CWPA 9 - the dropouts that should not be?

Oysterman

New member
Hey all,

I'm still a relatively new CWPA 9 user, only having run it for a month or so. It has worked nicely so far, but I bumped into a strange thing recently.

One, and only one, of my .wrk projects seems to get hard drive dropouts every time I try to play it. Since it's only 8 mono 24/48 tracks, I find it strange. My computer should be able to handle up to 50 tracks without even breaking a sweat, as it seems to do on other songs, but not this one. I can get around one or two seconds of playback before the HDD meter goes to 100% (CPU usage is then around 2-3%) and a dropout occurs.
Have anyone else encountered these mysterious dropouts? Why do they happen? And only on this particular song???
 
I have noted that Sonar seems to be a bit of a resource hog. I have had similar problems... I was recording a track 24 bit 44.1khz, playing the midi and recording a synth. All other tracks (about 5 audio and 3 midi were archived... not merely muted). My cpu usage was showing 0 and my disk usage was 2%. I got droppouts and a message saying it could not record the track and my disk may be full. Recorded fine on the next pass.

I have really tweaked the computer for audio (although there are sometimes contradictory suggestions for how to do this). I have a P3 at 800 with 256 ram and scsi drives.... should be able to record one track!

Also, this could be a videocard question (Cakewalk says it is but offers no suggestions about what to do... I have a Matrox Milenium)... but no matter what I am playing... even one track of audio, when I open the mixing view, I get drop outs immediately and can't get it to play at all. Aaaarrrrgggghhhh.

I lean toward problems with Sonar programming because in Vegas, I have run 16 tracks with no problems (havn't needed more).
 
Update on my part: I have discovered that the dropouts are random after all, but that doesn't make it any less strange. They don't happen very often, and when they do, restarting Cakewalk is usually enough for me... still annoying though, as I too have configured my PC for optimum performance.
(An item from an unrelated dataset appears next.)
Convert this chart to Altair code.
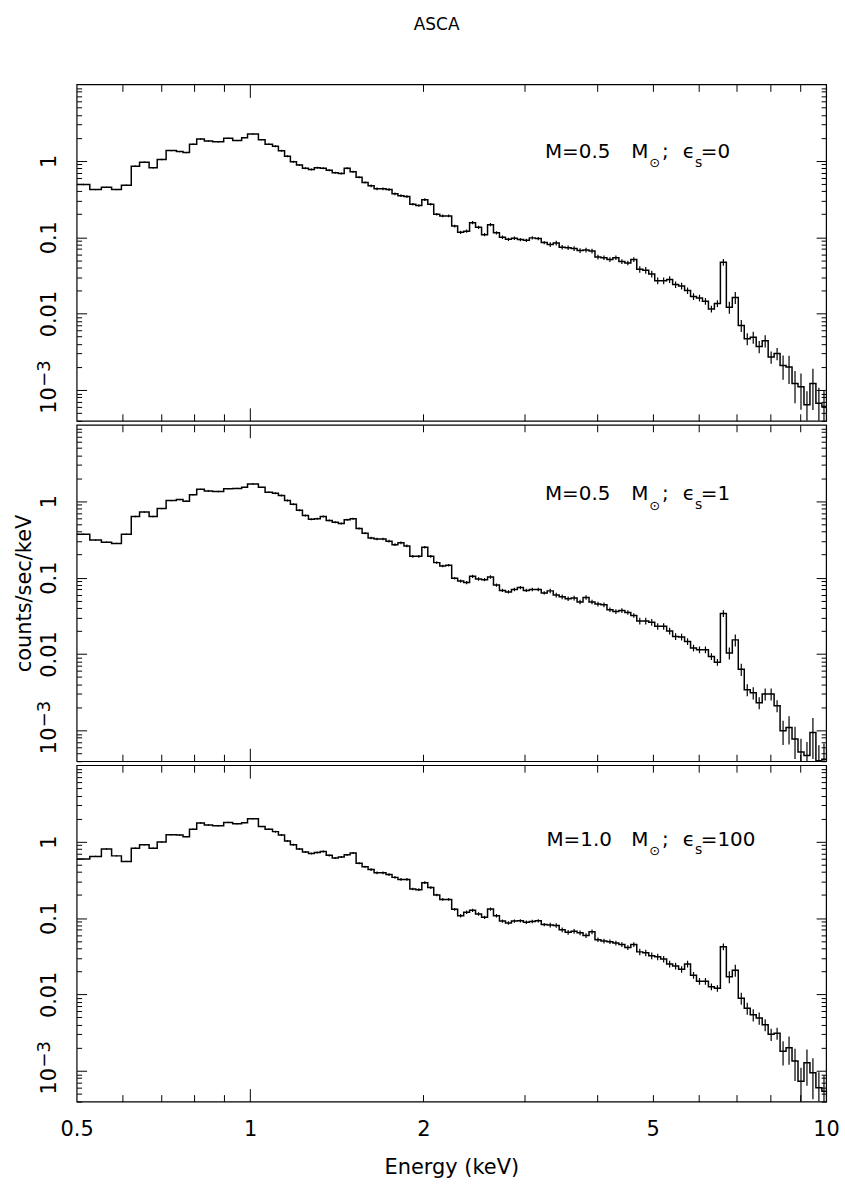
import altair as alt
import pandas as pd

FONT = "DejaVu Sans"

# Bin edges in keV (shared by all three spectra)
EDGES = [
    0.500, 0.527, 0.552, 0.575, 0.598, 0.622, 0.643, 0.668, 0.690, 0.715, 0.745,
    0.765, 0.785, 0.808, 0.833, 0.861, 0.900, 0.933, 0.967, 0.990, 1.034, 1.062,
    1.094, 1.120, 1.148, 1.175, 1.204, 1.233, 1.263, 1.293, 1.324, 1.356,
    1.389, 1.423, 1.457, 1.492, 1.528, 1.565, 1.603, 1.642, 1.681, 1.722,
    1.764, 1.806, 1.850, 1.894, 1.940, 1.987, 2.035, 2.084, 2.135, 2.186,
    2.239, 2.293, 2.349, 2.405, 2.463, 2.523, 2.584, 2.646, 2.710, 2.776,
    2.843, 2.911, 2.982, 3.054, 3.127, 3.203, 3.280, 3.360, 3.441, 3.524,
    3.609, 3.696, 3.785, 3.877, 3.970, 4.066, 4.165, 4.265, 4.368, 4.474,
    4.582, 4.692, 4.806, 4.922, 5.041, 5.162, 5.287, 5.415, 5.546, 5.680,
    5.817, 5.957, 6.101, 6.248, 6.399, 6.554, 6.712, 6.874, 7.040, 7.210,
    7.385, 7.563, 7.746, 7.933, 8.124, 8.320, 8.521, 8.727, 8.938, 9.154,
    9.375, 9.601, 9.833, 10.0,
]

# counts/sec/keV, panel 1: M=0.5 Msun, eps_s=0
FLUX_1 = [
    0.49, 0.42, 0.45, 0.42, 0.48, 0.85, 0.96, 0.81, 1.04, 1.36, 1.32, 1.28, 1.65,
    1.93, 1.82, 1.77, 1.97, 1.84, 2.01, 2.24, 1.89, 1.65,
    1.55, 1.35, 1.15, 0.97, 0.88, 0.80, 0.77, 0.81, 0.80, 0.75, 0.70, 0.68, 0.80,
    0.72, 0.61, 0.52, 0.47, 0.43, 0.43, 0.42, 0.37, 0.35, 0.34, 0.27, 0.26, 0.31,
    0.27, 0.20, 0.19, 0.19, 0.14,
    0.116, 0.120, 0.155, 0.135, 0.108, 0.146, 0.114, 0.100, 0.094, 0.097,
    0.093, 0.091, 0.098, 0.096, 0.085, 0.080, 0.084, 0.074, 0.073, 0.071,
    0.067, 0.068, 0.066, 0.055, 0.054, 0.051, 0.054, 0.048, 0.046, 0.051,
    0.038, 0.037, 0.033, 0.027, 0.027, 0.028, 0.024, 0.023, 0.020, 0.0168,
    0.0160, 0.0145, 0.0115, 0.0136, 0.047, 0.0121, 0.0163, 0.0070, 0.0047, 0.0049,
    0.0037, 0.0044, 0.0027, 0.0030, 0.0021, 0.0020, 0.00122, 0.00110, 0.00064, 0.00122,
    0.00067, 0.00061,
]

# panel 2: M=0.5 Msun, eps_s=1
FLUX_2 = [
    0.37, 0.31, 0.29, 0.28, 0.37, 0.63, 0.72, 0.63, 0.80, 1.02, 1.05, 1.00, 1.21,
    1.43, 1.36, 1.34, 1.46, 1.47, 1.52, 1.68, 1.52, 1.31,
    1.27, 1.19, 1.02, 0.91, 0.76, 0.65, 0.58, 0.59, 0.63, 0.56, 0.53, 0.51, 0.57,
    0.59, 0.44, 0.38, 0.33, 0.32, 0.32, 0.30, 0.27, 0.285, 0.26, 0.19, 0.19, 0.25,
    0.19, 0.157, 0.142, 0.145, 0.098,
    0.090, 0.086, 0.104, 0.096, 0.094, 0.102, 0.080, 0.068, 0.065, 0.070,
    0.074, 0.068, 0.070, 0.070, 0.063, 0.067, 0.059, 0.056, 0.053, 0.054,
    0.048, 0.055, 0.048, 0.045, 0.044, 0.038, 0.036, 0.037, 0.035, 0.032,
    0.027, 0.027, 0.026, 0.023, 0.023, 0.020, 0.017, 0.0167, 0.0146, 0.0120,
    0.0114, 0.0114, 0.0093, 0.0078, 0.034, 0.0103, 0.0153, 0.0063, 0.0034, 0.0031,
    0.0023, 0.0030, 0.0030, 0.0021, 0.00099, 0.00109, 0.00077, 0.00052, 0.00047, 0.00094,
    0.00040, 0.00042,
]

# panel 3: M=1.0 Msun, eps_s=100
FLUX_3 = [
    0.59, 0.64, 0.80, 0.65, 0.55, 0.82, 0.91, 0.82, 0.99, 1.23, 1.22, 1.16, 1.45,
    1.75, 1.65, 1.61, 1.78, 1.71, 1.77, 1.99, 1.57, 1.45,
    1.35, 1.22, 1.02, 0.91, 0.80, 0.73, 0.70, 0.72, 0.74, 0.66, 0.61, 0.63, 0.67,
    0.71, 0.52, 0.47, 0.43, 0.39, 0.39, 0.37, 0.34, 0.32, 0.32, 0.24, 0.235, 0.29,
    0.25, 0.20, 0.175, 0.175, 0.13,
    0.107, 0.119, 0.126, 0.113, 0.102, 0.131, 0.107, 0.091, 0.086, 0.091,
    0.092, 0.088, 0.090, 0.092, 0.082, 0.081, 0.080, 0.070, 0.065, 0.067,
    0.064, 0.059, 0.066, 0.052, 0.050, 0.049, 0.047, 0.045, 0.041, 0.045,
    0.036, 0.035, 0.032, 0.031, 0.029, 0.025, 0.0236, 0.0213, 0.025, 0.0178,
    0.0149, 0.0149, 0.0126, 0.0120, 0.042, 0.0170, 0.0207, 0.0089, 0.0066, 0.0054,
    0.0049, 0.0040, 0.0030, 0.0031, 0.0018, 0.0020, 0.00134, 0.00073, 0.00127, 0.00094,
    0.00060, 0.00054,
]

# relative 1-sigma error per bin (shared)
REL_ERR = [
    0.02, 0.02, 0.02, 0.02, 0.02, 0.02, 0.02, 0.02, 0.02, 0.02, 0.02,
    0.02, 0.02, 0.02, 0.02, 0.02, 0.02, 0.02, 0.02, 0.02, 0.02, 0.02,
    0.03, 0.03, 0.03, 0.03, 0.03, 0.03, 0.03, 0.03, 0.03, 0.03, 0.03, 0.03, 0.03, 0.03, 0.03, 0.03,
    0.04, 0.04, 0.04, 0.04, 0.04, 0.04, 0.04, 0.04, 0.04, 0.04, 0.04, 0.04, 0.04, 0.04, 0.04,
    0.05, 0.05, 0.05, 0.05, 0.05, 0.05, 0.05, 0.05, 0.05, 0.05, 0.05, 0.05, 0.05, 0.05, 0.05,
    0.07, 0.07, 0.07, 0.07, 0.07, 0.07, 0.07, 0.07, 0.07, 0.07, 0.07, 0.07, 0.07, 0.07, 0.07,
    0.10, 0.10, 0.10, 0.10, 0.10, 0.10, 0.10, 0.10, 0.10, 0.10, 0.10, 0.10, 0.10, 0.10, 0.10,
    0.18, 0.18, 0.18, 0.18, 0.18, 0.18, 0.18, 0.18, 0.18,
    0.35, 0.40, 0.45, 0.50, 0.50, 0.55, 0.60, 0.60,
]

X_DOMAIN = [0.5, 10.0]
Y_DOMAIN = [3.95e-4, 10.0]
X_LABELS = [0.5, 1, 2, 5, 10]
X_MAJOR = [1, 10]
X_MINOR = [0.6, 0.7, 0.8, 0.9, 2, 3, 4, 5, 6, 7, 8, 9]
Y_MAJOR = [0.001, 0.01, 0.1, 1]
Y_LABELED = [0.01, 0.1, 1]
Y_POWER = [0.001]
Y_MINOR = [
    0.0004, 0.0005, 0.0006, 0.0007, 0.0008, 0.0009,
    0.002, 0.003, 0.004, 0.005, 0.006, 0.007, 0.008, 0.009,
    0.02, 0.03, 0.04, 0.05, 0.06, 0.07, 0.08, 0.09,
    0.2, 0.3, 0.4, 0.5, 0.6, 0.7, 0.8, 0.9,
    2, 3, 4, 5, 6, 7, 8, 9,
]

# annotation pieces: text, energy, level
ANNOT_1 = (["M=0.5", "M", "\u2299", ";", "\u03f5", "s", "=0"],
           [3.25, 4.59, 4.93, 5.19, 5.64, 5.92, 6.06],
           [1.10, 1.10, 0.82, 1.10, 1.10, 0.84, 1.10])
ANNOT_2 = (["M=0.5", "M", "\u2299", ";", "\u03f5", "s", "=1"],
           [3.25, 4.59, 4.93, 5.19, 5.64, 5.92, 6.06],
           [1.03, 1.03, 0.76, 1.03, 1.03, 0.78, 1.03])
ANNOT_3 = (["M=1.0", "M", "\u2299", ";", "\u03f5", "s", "=100"],
           [3.27, 4.59, 4.93, 5.19, 5.64, 5.92, 6.06],
           [0.87, 0.87, 0.66, 0.87, 0.87, 0.68, 0.87])
ANNOT_SIZE = [20, 20, 13, 20, 20, 14, 20]

XS = alt.Scale(type="log", domain=X_DOMAIN, nice=False)
YS = alt.Scale(type="log", domain=Y_DOMAIN, nice=False)

LABEL_SIZE = 21


def spectrum_df(flux):
    rows = [{"E": EDGES[i], "v": v} for i, v in enumerate(flux)]
    rows.append({"E": EDGES[len(flux)], "v": flux[-1]})
    return pd.DataFrame(rows)


def error_df(flux):
    rows = []
    for i, v in enumerate(flux):
        c = (EDGES[i] * EDGES[i + 1]) ** 0.5
        e = REL_ERR[i]
        rows.append({"Ec": c, "lo": v * (1 - e), "hi": v * (1 + e)})
    return pd.DataFrame(rows)


def tick_axis(orient, values, size):
    return alt.Axis(orient=orient, values=values, labels=False, domain=False,
                    grid=False, ticks=True, tickSize=size, offset=-size,
                    tickColor="black", tickWidth=1, title=None)


def ylabel_axis(values, expr, size, padding, offset, title=None):
    kw = dict(orient="left", values=values, labelExpr=expr, ticks=False, domain=False,
              grid=False, labelFont=FONT, labelFontSize=size, labelColor="black",
              labelAngle=-90, labelAlign="center", labelBaseline="alphabetic",
              labelPadding=padding, labelOffset=offset, labelFlush=False)
    if title:
        return alt.Axis(title=title, titleFont=FONT, titleFontSize=21,
                        titleFontWeight="normal", titleColor="black", titlePadding=4, **kw)
    return alt.Axis(title=None, **kw)


def panel(flux, annot, bottom_labels, y_title):
    spec = spectrum_df(flux)
    errs = error_df(flux)

    if bottom_labels:
        x_axis = alt.Axis(orient="bottom", values=X_LABELS, format="~g", ticks=False,
                          domain=False, grid=False, labelFont=FONT, labelFontSize=LABEL_SIZE,
                          labelColor="black", labelPadding=17, labelFlush=False,
                          title="Energy (keV)", titleFont=FONT, titleFontSize=21,
                          titleFontWeight="normal", titleColor="black", titlePadding=17)
    else:
        x_axis = None

    y_axis = ylabel_axis(
        Y_LABELED,
        "datum.value < 0.05 ? '0.01' : (datum.value < 0.5 ? '0.1' : '1')",
        LABEL_SIZE, 21, 0, "counts/sec/keV" if y_title else None)

    line = alt.Chart(spec).mark_line(
        interpolate="step-after", clip=True, color="black", strokeWidth=1.5
    ).encode(
        x=alt.X("E:Q", scale=XS, axis=x_axis),
        y=alt.Y("v:Q", scale=YS, axis=y_axis),
    )

    bars = alt.Chart(errs).mark_rule(clip=True, color="black", strokeWidth=1.2).encode(
        x=alt.X("Ec:Q", scale=XS, axis=None),
        y=alt.Y("lo:Q", scale=YS, axis=None),
        y2="hi:Q",
    )

    def dummy(xaxis, yaxis):
        return alt.Chart(spec).mark_point(opacity=0, size=1).encode(
            x=alt.X("E:Q", scale=XS, axis=xaxis),
            y=alt.Y("v:Q", scale=YS, axis=yaxis),
        )

    axes_layers = [
        dummy(tick_axis("bottom", X_MAJOR, 13), None),
        dummy(tick_axis("bottom", X_MINOR, 7), None),
        dummy(tick_axis("top", X_MAJOR, 13), None),
        dummy(tick_axis("top", X_MINOR, 7), None),
        dummy(None, tick_axis("left", Y_MAJOR, 10)),
        dummy(None, tick_axis("left", Y_MINOR, 5)),
        dummy(None, tick_axis("right", Y_MAJOR, 10)),
        dummy(None, tick_axis("right", Y_MINOR, 5)),
        dummy(None, ylabel_axis(Y_POWER, "'10'", LABEL_SIZE, 21, 10)),
        dummy(None, ylabel_axis(Y_POWER, "'\u22123'", 18, 27, -17)),
    ]

    txt_df = pd.DataFrame({"t": annot[0], "E": annot[1], "v": annot[2], "fs": ANNOT_SIZE})
    text = alt.Chart(txt_df).mark_text(
        align="left", baseline="alphabetic", font=FONT, color="black"
    ).encode(
        x=alt.X("E:Q", scale=XS, axis=None),
        y=alt.Y("v:Q", scale=YS, axis=None),
        text="t:N",
        size=alt.Size("fs:Q", scale=None, legend=None),
    )

    return alt.layer(line, bars, *axes_layers, text).resolve_axis(
        x="independent", y="independent"
    ).properties(width=753, height=338)


p1 = panel(FLUX_1, ANNOT_1, False, False)
p2 = panel(FLUX_2, ANNOT_2, False, True)
p3 = panel(FLUX_3, ANNOT_3, True, False)

chart = alt.vconcat(p1, p2, p3, spacing=0).properties(
    title=alt.TitleParams("ASCA", font=FONT, fontSize=17, fontWeight="normal",
                          color="black", offset=50, anchor="middle", dx=10),
    padding={"left": 13, "top": 12, "right": 5, "bottom": 5},
    background="white",
).configure_view(stroke="black", strokeWidth=1.2).configure_axis(grid=False)

chart.save("out.html", embed_options={"renderer": "svg", "actions": False})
Could it be because the wave data is read from and written to the slave drive and not the master (I have two HDD's)? I think I'll reconnect some wires and try again... if it doesn't help, I think I too will blame my video card (Diamond Stealth S540 III).
 
Update on my part: I have discovered that the dropouts are random after all, but that doesn't make it any less strange. They don't happen very often, and when they do, restarting Cakewalk is usually enough for me... still annoying though, as I too have configured my PC for optimum performance (P3 733 / 256).

Could it be because the wave data is read from and written to the slave drive and not the master (I have two HDD's)? I think I'll reconnect some wires and try again... if it doesn't help, I think I too will blame my video card (Diamond Stealth S540 III).